LISTING |
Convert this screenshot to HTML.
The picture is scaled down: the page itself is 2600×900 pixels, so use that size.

==

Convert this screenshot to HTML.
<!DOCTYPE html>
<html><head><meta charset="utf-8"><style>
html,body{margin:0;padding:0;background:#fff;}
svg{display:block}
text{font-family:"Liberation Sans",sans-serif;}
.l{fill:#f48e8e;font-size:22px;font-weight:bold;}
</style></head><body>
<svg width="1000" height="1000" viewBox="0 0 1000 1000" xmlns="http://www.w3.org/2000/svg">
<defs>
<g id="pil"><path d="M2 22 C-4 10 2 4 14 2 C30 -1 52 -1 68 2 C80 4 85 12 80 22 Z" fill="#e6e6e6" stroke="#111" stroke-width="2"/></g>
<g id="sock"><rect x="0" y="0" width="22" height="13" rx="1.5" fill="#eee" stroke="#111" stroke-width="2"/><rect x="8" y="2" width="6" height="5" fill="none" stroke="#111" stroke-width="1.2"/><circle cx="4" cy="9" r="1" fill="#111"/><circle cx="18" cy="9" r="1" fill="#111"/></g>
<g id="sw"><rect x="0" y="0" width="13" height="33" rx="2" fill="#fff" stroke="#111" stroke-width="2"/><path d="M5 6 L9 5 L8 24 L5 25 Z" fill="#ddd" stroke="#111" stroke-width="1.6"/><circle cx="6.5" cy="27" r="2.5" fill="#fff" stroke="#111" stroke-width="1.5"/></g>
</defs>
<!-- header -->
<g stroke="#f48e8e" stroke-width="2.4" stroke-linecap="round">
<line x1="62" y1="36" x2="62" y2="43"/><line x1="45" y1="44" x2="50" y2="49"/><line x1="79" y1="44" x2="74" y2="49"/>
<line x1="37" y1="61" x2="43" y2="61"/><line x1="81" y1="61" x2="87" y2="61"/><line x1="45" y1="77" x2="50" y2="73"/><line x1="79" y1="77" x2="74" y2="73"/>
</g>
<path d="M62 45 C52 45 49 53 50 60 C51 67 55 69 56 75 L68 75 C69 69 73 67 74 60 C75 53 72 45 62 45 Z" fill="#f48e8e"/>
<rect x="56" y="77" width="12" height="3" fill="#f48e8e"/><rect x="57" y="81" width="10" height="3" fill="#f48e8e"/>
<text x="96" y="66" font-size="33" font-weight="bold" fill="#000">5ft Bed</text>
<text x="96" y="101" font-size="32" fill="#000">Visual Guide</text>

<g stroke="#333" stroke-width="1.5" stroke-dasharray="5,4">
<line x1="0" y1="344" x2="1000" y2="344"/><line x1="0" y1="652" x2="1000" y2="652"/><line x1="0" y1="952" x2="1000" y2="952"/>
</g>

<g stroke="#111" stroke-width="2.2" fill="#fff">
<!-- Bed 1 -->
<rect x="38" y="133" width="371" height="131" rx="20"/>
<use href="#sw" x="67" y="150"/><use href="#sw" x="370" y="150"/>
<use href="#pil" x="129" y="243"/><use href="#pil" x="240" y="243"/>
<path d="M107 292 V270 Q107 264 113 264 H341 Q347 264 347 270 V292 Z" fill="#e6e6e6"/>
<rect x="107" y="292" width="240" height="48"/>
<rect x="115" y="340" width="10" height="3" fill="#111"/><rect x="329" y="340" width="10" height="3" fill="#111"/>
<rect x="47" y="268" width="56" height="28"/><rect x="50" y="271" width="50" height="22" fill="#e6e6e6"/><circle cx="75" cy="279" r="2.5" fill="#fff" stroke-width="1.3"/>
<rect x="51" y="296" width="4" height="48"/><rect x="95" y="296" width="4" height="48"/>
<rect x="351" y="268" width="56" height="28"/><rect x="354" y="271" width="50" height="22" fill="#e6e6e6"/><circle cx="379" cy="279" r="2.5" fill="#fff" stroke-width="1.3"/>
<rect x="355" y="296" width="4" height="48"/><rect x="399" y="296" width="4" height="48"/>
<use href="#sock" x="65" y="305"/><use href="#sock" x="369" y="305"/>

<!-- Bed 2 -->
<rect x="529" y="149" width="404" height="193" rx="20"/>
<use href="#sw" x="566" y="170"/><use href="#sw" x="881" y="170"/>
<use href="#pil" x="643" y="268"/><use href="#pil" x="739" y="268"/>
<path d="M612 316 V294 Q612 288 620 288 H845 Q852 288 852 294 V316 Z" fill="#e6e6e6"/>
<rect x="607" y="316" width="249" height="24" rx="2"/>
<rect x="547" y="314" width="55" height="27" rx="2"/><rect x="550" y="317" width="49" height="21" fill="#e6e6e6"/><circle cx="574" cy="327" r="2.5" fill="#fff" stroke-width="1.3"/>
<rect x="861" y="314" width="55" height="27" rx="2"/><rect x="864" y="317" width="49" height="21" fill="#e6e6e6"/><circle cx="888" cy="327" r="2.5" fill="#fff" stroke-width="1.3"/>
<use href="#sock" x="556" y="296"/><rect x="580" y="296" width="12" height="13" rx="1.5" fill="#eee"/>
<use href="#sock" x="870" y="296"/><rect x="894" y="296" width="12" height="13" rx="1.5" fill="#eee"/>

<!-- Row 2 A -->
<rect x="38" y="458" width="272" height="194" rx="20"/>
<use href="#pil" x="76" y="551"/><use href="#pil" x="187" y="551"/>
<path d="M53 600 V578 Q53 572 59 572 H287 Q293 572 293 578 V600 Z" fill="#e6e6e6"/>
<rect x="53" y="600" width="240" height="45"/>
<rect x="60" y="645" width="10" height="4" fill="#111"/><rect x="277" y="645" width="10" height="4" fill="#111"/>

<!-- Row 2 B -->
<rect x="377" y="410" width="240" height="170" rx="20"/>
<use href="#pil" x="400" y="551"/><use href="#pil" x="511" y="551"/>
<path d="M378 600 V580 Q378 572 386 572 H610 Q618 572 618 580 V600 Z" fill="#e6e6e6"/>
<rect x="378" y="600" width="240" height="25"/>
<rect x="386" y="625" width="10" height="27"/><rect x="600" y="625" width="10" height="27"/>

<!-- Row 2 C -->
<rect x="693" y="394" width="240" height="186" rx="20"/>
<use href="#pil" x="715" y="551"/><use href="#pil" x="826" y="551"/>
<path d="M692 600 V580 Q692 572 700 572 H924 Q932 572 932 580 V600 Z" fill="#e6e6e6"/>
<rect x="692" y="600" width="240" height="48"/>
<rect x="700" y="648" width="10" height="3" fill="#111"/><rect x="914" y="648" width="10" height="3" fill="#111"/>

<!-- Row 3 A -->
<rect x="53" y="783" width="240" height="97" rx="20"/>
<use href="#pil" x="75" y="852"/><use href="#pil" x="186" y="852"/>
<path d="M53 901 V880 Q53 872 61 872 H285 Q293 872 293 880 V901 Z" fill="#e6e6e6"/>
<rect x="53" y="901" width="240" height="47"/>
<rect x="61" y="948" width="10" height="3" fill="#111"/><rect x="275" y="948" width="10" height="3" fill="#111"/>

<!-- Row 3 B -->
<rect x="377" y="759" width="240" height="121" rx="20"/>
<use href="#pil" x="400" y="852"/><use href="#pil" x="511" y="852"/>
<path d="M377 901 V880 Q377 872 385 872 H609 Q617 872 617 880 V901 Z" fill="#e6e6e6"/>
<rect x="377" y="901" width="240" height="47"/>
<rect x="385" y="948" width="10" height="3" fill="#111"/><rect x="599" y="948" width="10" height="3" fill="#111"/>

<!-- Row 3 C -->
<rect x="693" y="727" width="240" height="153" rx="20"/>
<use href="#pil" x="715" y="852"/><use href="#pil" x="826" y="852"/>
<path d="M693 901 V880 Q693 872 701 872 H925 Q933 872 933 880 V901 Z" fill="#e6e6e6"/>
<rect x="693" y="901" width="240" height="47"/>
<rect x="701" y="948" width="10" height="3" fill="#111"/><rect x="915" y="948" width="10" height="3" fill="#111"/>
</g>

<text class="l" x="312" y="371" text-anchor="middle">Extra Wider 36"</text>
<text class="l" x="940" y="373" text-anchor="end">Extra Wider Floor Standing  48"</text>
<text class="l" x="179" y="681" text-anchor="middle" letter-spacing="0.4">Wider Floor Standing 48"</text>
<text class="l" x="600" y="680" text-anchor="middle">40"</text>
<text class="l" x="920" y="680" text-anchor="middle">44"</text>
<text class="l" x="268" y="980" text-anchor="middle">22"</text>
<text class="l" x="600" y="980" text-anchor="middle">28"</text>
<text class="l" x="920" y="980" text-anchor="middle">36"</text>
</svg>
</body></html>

REQUIRED TASK |
Go through the listing above and locate each line that holds the word "size". Copy those lines.

ANSWER TO THIS PROBLEM |
The picture is scaled down: the page itself is 2600×900 pixels, so use that size.
.l{fill:#f48e8e;font-size:22px;font-weight:bold;}
<text x="96" y="66" font-size="33" font-weight="bold" fill="#000">5ft Bed</text>
<text x="96" y="101" font-size="32" fill="#000">Visual Guide</text>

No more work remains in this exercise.